Task to carry out:
Leave out the pictures, and write out exactly the lines from the beginning of the material to the line holding "plt.rcParams['font.family'] = ['Liberation", that line included, and nothing else.

Data shown:
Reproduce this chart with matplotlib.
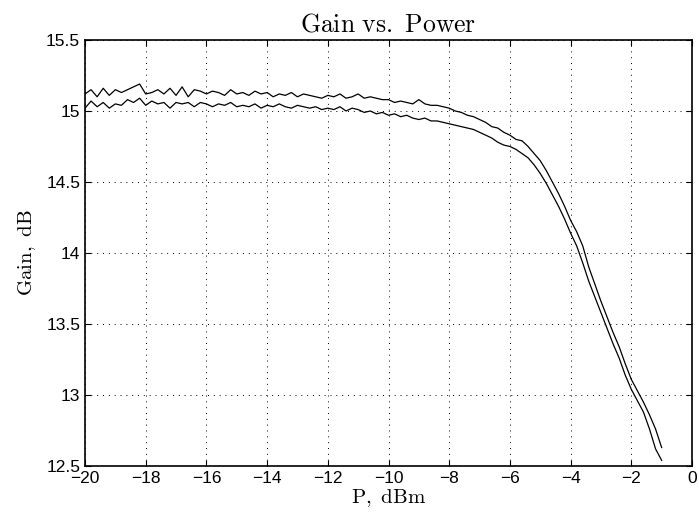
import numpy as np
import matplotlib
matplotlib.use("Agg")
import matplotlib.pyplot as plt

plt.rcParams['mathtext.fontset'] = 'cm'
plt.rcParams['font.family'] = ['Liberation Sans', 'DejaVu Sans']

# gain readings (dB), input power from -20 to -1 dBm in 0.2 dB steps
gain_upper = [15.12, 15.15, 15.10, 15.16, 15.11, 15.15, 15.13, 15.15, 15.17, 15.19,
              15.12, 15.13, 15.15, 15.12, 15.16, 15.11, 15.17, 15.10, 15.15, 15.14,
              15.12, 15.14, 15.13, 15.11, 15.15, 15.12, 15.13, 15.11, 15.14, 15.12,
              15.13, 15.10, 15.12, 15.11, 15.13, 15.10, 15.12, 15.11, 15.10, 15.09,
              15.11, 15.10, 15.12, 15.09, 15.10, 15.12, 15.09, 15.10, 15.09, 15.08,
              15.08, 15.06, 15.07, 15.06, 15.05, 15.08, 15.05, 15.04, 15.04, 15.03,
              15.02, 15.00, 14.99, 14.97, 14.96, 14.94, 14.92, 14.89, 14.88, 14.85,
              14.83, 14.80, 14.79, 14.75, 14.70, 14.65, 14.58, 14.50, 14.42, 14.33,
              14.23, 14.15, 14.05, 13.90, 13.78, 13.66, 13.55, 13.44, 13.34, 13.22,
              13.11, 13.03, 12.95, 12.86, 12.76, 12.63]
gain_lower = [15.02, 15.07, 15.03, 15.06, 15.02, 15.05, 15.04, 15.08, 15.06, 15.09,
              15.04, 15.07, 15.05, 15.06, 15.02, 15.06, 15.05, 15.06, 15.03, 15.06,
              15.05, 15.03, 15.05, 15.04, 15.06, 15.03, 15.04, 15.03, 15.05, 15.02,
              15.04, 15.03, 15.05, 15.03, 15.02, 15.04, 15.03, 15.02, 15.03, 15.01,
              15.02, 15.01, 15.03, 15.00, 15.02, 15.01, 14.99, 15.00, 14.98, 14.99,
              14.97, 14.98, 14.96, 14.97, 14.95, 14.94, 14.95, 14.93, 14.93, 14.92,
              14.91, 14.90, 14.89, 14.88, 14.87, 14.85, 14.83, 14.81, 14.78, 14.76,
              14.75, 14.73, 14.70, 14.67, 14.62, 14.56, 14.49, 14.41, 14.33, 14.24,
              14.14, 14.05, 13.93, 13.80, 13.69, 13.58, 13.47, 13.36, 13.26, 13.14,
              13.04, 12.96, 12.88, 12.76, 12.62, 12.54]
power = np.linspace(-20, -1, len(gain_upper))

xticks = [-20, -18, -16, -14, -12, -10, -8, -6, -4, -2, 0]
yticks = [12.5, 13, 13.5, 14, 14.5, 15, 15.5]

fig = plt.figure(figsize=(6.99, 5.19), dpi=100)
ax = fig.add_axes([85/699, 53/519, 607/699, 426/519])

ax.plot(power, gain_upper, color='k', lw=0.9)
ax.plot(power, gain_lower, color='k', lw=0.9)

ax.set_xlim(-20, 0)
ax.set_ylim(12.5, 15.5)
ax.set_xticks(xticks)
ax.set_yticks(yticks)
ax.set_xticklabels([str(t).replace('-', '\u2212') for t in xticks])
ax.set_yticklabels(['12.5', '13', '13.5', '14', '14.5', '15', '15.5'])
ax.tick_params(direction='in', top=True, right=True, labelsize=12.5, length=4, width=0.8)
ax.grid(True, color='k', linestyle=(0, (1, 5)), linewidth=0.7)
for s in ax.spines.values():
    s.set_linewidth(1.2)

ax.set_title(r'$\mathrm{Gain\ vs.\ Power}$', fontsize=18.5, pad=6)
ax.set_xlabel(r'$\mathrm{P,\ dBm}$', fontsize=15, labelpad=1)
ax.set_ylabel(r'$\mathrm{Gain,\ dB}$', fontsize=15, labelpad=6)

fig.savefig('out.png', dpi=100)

Solved exercise:
Reproduce this chart with matplotlib.
import numpy as np
import matplotlib
matplotlib.use("Agg")
import matplotlib.pyplot as plt

plt.rcParams['mathtext.fontset'] = 'cm'
plt.rcParams['font.family'] = ['Liberation Sans', 'DejaVu Sans']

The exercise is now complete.